"Dark Truth," © Sabin Corneliu Buraga.
According to the Ministry of Interior of the reformist government of Mr. Khatami, the reformist candidate Dr. Moeen came in the fifth place in the elections of this Friday and about 28 million participated in the elections.
There are basically only two possible alternatives. The results are rigged or they aren't. No matter which one of the above is the case, blaming the pro-boycott camp for the low vote is meaningless and ridiculous. In the first case, their candidate has actually won. In the second case, given the high turnout and the low rank of their candidate, the participation of those who boycotted the elections wouldn't have changed the results in any reasonable expectation.
Either way, those who advocated participation in this election made a very terrible mistake and dealt a very heavy blow to the process of the move towards democracy in Iran, as I will try to show in this article.
Alternative 1: The results are rigged: If so, assuming Moeen was truly in the first or the second rank, the cheating must have been extremely monumental. The question the voting advocates have to ask themselves is: why did they participate and called others, in such huge numbers, to participate in a system where such amount of cheating is permissible, even when the executive responsible for holding that election was controlled by the so-called reformist side? Whether it was due to the Bassijis interference or some other means is irrelevant. They advocated voting for a president that can't prevent such a blatant fraud in such a supposedly important election.
Furthermore, if this is the case, the pro-voting campaigners must have succeeded in increasing the number of voters considerably for their candidate to have reached, in the unrigged reality, the top two ranks. Thus, using the excuse of cheating cannot lift the responsibility of their decision off their shoulders. On the contrary, it exacerbates it. For if this is the case, they are the ones who have made possible this huge turnout for such a non-transparent system.
Alternative 2: The results are more or less correct, leaving room only for the usual procedure of adding a certain percentage to the total number of ballots cast. In this case, the pro-participation advocates basically provided the regime with the large number of votes it so desperately needed, despite the fact that the chances of their candidate to win the election were so slim. This might seem as paradoxical at first: if their candidate didn't win so many votes, what has the large number of participants got to do with them and their campaigning?
The answer is, had they done the right thing and joined the boycott of elections and so helped in forming a voice against participation, this could have become the dominant paradigm of the society and led to a much lower turnout than what we see now.
Some will undoubtedly start blaming the people and repeat the worn out excuse that the talk of freedom and democracy is futile for such a people as ours. This is not true. The people have been extremely patient with this reform, but masses need direction and correct messages. When you bombard them with sophistries, wrong messages and show them only dead-ends, that is where you finally reach. No democratic society was from the beginning made of intellectual philosophers (and is not even today). This is an excuse for passivity. It is not the people, but most of the activists and political players that are ignorant, incompetent and out of touch with reality.

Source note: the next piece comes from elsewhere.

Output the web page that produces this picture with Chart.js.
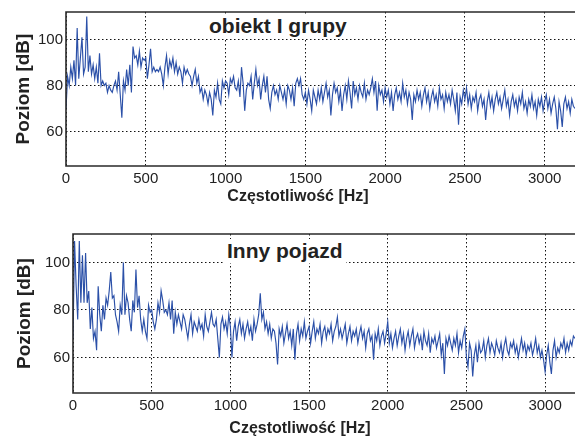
<!DOCTYPE html>
<html><head><meta charset="utf-8">
<script src="https://cdn.jsdelivr.net/npm/chart.js@4.4.1/dist/chart.umd.min.js"></script>
<style>
html,body{margin:0;padding:0;background:#fff;overflow:hidden;width:575px;height:441px}
.wrap{position:absolute;left:0;width:575px}
canvas{display:block}
.xt{position:absolute;font:bold 16px "Liberation Sans",Arial,sans-serif;color:#222;white-space:nowrap;transform:translateX(-50%);line-height:normal}
.pt{position:absolute;font:bold 21px "Liberation Sans",Arial,sans-serif;color:#222;background:#fff;padding:0 3px;white-space:nowrap;line-height:normal}
</style></head><body>
<div class="wrap" style="top:0;height:210px"><canvas id="c1" width="575" height="210"></canvas></div>
<div class="wrap" style="top:220px;height:221px"><canvas id="c2" width="575" height="221"></canvas></div>
<div class="xt" style="left:298px;top:187px">Częstotliwość [Hz]</div>
<div class="xt" style="left:300px;top:419px">Częstotliwość [Hz]</div>
<div class="pt" style="left:206px;top:14px">obiekt I grupy</div>
<div class="pt" style="left:224px;top:239px">Inny pojazd</div>
<script>
// sampling step of the spectra [Hz]
const FREQ_STEP = 10;
const xTickLabels = [0, 500, 1000, 1500, 2000, 2500, 3000];
const yTickLabels = [60, 80, 100];
const yTitle = 'Poziom [dB]';

// "obiekt I grupy" spectrum, dB, every 10 Hz from 0 Hz
const obiekt = [
70,84,80,88,83,91,80,105,83,92,
101,85,88,110,86,93,85,89,83,88,
81,94,80,82,80,81,77,80,78,77,
80,82,78,86,76,66,82,78,87,80,
89,77,97,92,93,89,95,88,92,91,
92,83,89,96,86,88,86,87,86,88,
85,80,88,93,85,91,88,92,86,90,
85,88,86,81,88,85,87,85,84,80,
84,87,81,84,77,79,74,78,76,72,
77,74,67,78,75,81,74,72,82,79,
82,81,76,83,81,84,79,78,82,75,
88,81,69,78,81,80,84,74,81,87,
80,83,74,80,84,77,84,74,70,77,
80,76,78,74,80,77,74,78,72,80,
78,74,79,71,81,83,80,83,76,74,
77,72,78,74,69,78,75,72,78,74,
79,73,77,81,75,78,67,76,81,77,
79,73,78,69,76,80,74,82,77,70,
82,76,79,74,80,77,75,81,74,78,
76,79,83,77,82,69,80,76,78,73,
79,75,78,72,77,69,76,79,74,77,
73,81,75,78,72,77,74,65,76,73,
78,74,77,71,76,79,73,77,70,75,
78,73,76,71,79,74,76,70,77,73,
76,72,78,74,69,77,63,75,72,78,
74,79,72,76,70,75,73,77,69,74,
76,71,74,65,73,77,71,75,69,74,
77,72,75,70,74,78,71,74,67,73,
76,71,74,69,75,72,77,70,73,68,
74,71,76,70,73,67,74,71,75,69,
73,76,70,74,68,72,75,70,61,73,
69,62,72,75,70,73,68,74,71,70
];

// "Inny pojazd" spectrum, dB, every 10 Hz from 0 Hz
const inny = [
68,109,90,76,109,83,103,83,104,83,
88,72,81,68,71,63,90,78,71,82,
76,85,82,88,96,85,86,78,75,71,
82,78,100,78,86,83,76,71,84,79,
97,81,86,76,71,76,71,68,82,79,
80,75,72,76,83,79,88,84,79,80,
78,83,76,84,70,79,74,78,75,72,
78,76,72,68,74,78,70,75,73,71,
76,72,74,69,78,73,71,75,79,74,
73,76,68,60,74,77,72,75,70,78,
73,60,71,75,67,73,76,70,74,68,
72,75,70,73,67,76,71,74,78,87,
76,79,72,75,70,74,68,72,71,66,
57,72,69,73,66,70,74,68,71,65,
72,59,70,74,67,72,69,75,68,71,
73,66,71,75,68,72,70,74,66,71,
73,68,72,70,74,67,71,73,77,69,
72,68,71,74,66,70,73,67,71,69,
72,66,70,73,68,71,64,70,72,67,
69,59,70,67,72,65,69,71,66,70,
75,66,70,64,68,71,65,69,72,66,
70,63,68,71,65,69,72,64,68,70,
66,69,63,71,67,65,70,62,68,66,
69,64,67,70,61,66,53,68,65,69,
66,63,68,65,70,62,67,64,69,72,
60,56,66,63,52,61,65,58,66,62,
63,67,60,65,68,62,66,64,61,67,
64,62,66,60,65,68,63,61,66,64,
67,62,65,60,64,68,63,66,61,65,
63,66,61,64,68,62,65,60,63,59,
54,61,65,58,53,63,67,60,64,62,
66,64,68,62,66,63,67,65,69,68
];

const framePlugin = {
  id: 'frame',
  afterDraw(chart) {
    const {ctx, chartArea: a} = chart;
    ctx.save();
    ctx.strokeStyle = '#2a2a2a';
    ctx.lineWidth = 1.6;
    ctx.beginPath();
    ctx.moveTo(a.right + 2, a.top);
    ctx.lineTo(a.left, a.top);
    ctx.lineTo(a.left, a.bottom);
    ctx.lineTo(a.right + 2, a.bottom);
    ctx.stroke();
    ctx.restore();
  }
};

function makeChart(id, values, leftW, padTop, xH, titlePad) {
  const pts = values.map((v, i) => ({x: i * FREQ_STEP, y: v}));
  const tickFont = {family: '"Liberation Sans", Arial, sans-serif', size: 15};
  new Chart(document.getElementById(id), {
    type: 'line',
    data: {datasets: [{data: pts, borderColor: '#2b50a8', borderWidth: 1.15, pointRadius: 0, tension: 0, fill: false}]},
    options: {
      responsive: false, animation: false, events: [],
      layout: {padding: {top: padTop, left: 0, right: 0, bottom: 0}},
      plugins: {legend: {display: false}, tooltip: {enabled: false}},
      scales: {
        x: {
          type: 'linear', min: 0, max: 3190,
          afterBuildTicks(s) { s.ticks = xTickLabels.map(v => ({value: v})); },
          afterFit(s) { s.height = xH; },
          ticks: {color: '#222', font: tickFont, padding: 4, maxRotation: 0, autoSkip: false,
                  callback: v => String(v)},
          grid: {color: '#111', lineWidth: 1, drawTicks: false, tickLength: 0},
          border: {display: false, dash: [1.5, 2.5]}
        },
        y: {
          type: 'linear', min: 45, max: 112,
          afterBuildTicks(s) { s.ticks = yTickLabels.map(v => ({value: v})); },
          afterFit(s) { s.width = leftW; },
          ticks: {color: '#222', font: tickFont, padding: 3, callback: v => String(v)},
          grid: {color: '#111', lineWidth: 1, drawTicks: false, tickLength: 0},
          border: {display: false, dash: [1.5, 2.5]},
          title: {display: true, text: yTitle, color: '#222',
                  font: {family: '"Liberation Sans", Arial, sans-serif', size: 19, weight: 'bold'},
                  padding: {top: titlePad, bottom: 0}}
        }
      }
    },
    plugins: [framePlugin]
  });
}

makeChart('c1', obiekt, 66, 7, 44, 12);
makeChart('c2', inny, 73, 14, 48, 13);
</script>
</body></html>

The lessons to be learned are many. The most important is the fact that the heads of real power are acting in unison to navigate in troubled waters and save the regime. The myth of enmity between Khamenei and Rafsanjani has to be thrown away. In my opinion, their real important objective in this election has been to win as many votes as possible, break the boycott, and to prevent the younger, hot-headed and less-sophisticated hardliner aspirants to come to power in the current international conditions. The reformists were manageable and not important. Using them was a calculated risk. They would have needed such a huge turnout to win that if they did win, that was considered worthwhile. Those who will tell the shots will remain the same anyway It was important that the international image is left unharmed by extreme hardliners.
There still remains one possibility of fraud: Ahmadinejad could very well have been raised over Karroubi by cheating. If so, the reason should be clear by now. They need another huge turnout for the second round. People must be given enough incentive to participate; and preventing Ahmadinejad from winning will give them exactly that. In any case, it is quite certain now that Rafsanjani is going to be the winner, even by cheating the results if necessary.
The other important lesson is that some political leaders, activists and writers should be completely ignored from now on. They will only create noise and confuse the situation. The Participation Front (Mosharekat), The Islamic Revolutionary Mujahideen Organization (Mojahedin-e Enghelaab), The Freedom Movement (Nehzat Azadi) and their supporters are finished. Instead others who both understand the situation and have proven honest and willing to act should be supported.
This article is not to beat a dead horse. I believed it was necessary because old excuses will be repeated again for certain in the coming days to justify this mistake. If we still insist on remaining blind, only worse kinds of defeat will await us in the future. By rejecting a total boycott democracy in Iran lost an important battle on Friday. There would not be another such an opportune moment in the near future. This chance was missed. There is now the time to cut the losses and begin the real grass-root struggle for a referendum. The first step must be the boycott of the second round of this "elections." It is finally time to understand the simple fact that freedom is not free.